Rainbow nachos with vegan cheese sauce is about to be your new favorite recipe! These are our new go-to snack (and sometimes dinner) and the perfect companion for football on Sundays. I'm not a huge fan of cheese substitutes so I've put together a recipe for spicy vegan cheese sauce too!
For the Vegan Nacho Cheese Sauce
- 1 cup cashews
- 2 cups water
- ¼ cup nutritional yeast
- 2 tablespoon fresh lemon juice
- 1 teaspoon red pepper flakes
- 1 teaspoon cumin
- ½ teaspoon garlic powder
- ½ teaspoon paprika
- ¼ teaspoon sriracha
- Salt & pepper to taste
For the Vegan Nachos
- 1 bag tortilla chips
- Radishes (4 of each)
- Bell peppers (½ of each-save the rest for snacking!)
- Jalapeno pepper (1- seeded)
- Fresh or frozen corn (½ cup)
- Red onion (½ cup)
- Cilantro for garnish
Start by prepping your sauce. Boil a cup or two of water and pour over your cashews. Let them soak/soften for approximately 45 minutes.
Wash all produce thoroughly. Prep and slice/chop veggies and set aside.

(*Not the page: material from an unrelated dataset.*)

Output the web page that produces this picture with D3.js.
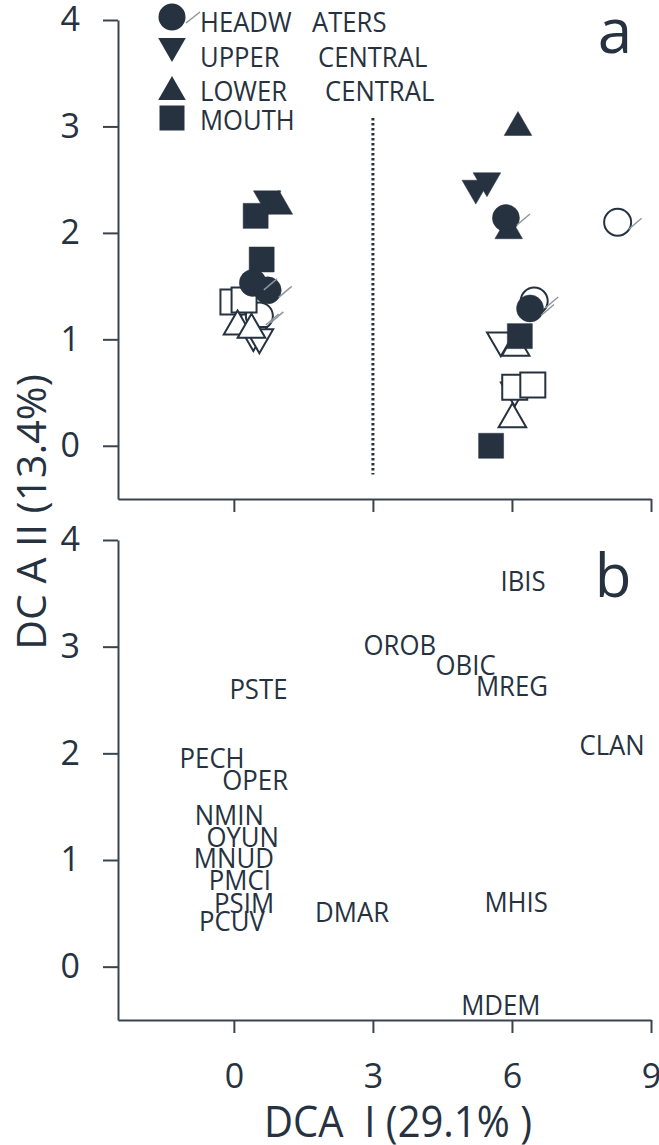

Preheat your oven to 325 degrees.
Once cashews have soaked for 45 minutes, drain and rinse. Put cashews in a blender with your remaining sauce ingredients and blend until smooth and creamy. Pour into a sauce pan and heat over low heat for about 8 minutes. Set aside.
Arrange tortilla chips on a baking sheet. Drizzle a generous amount of your sauce on the chips and then top with your fresh veggies (but not the cilantro).
Warm in oven for about 10 minutes. Remove and let cool slightly. Top with cilantro and enjoy!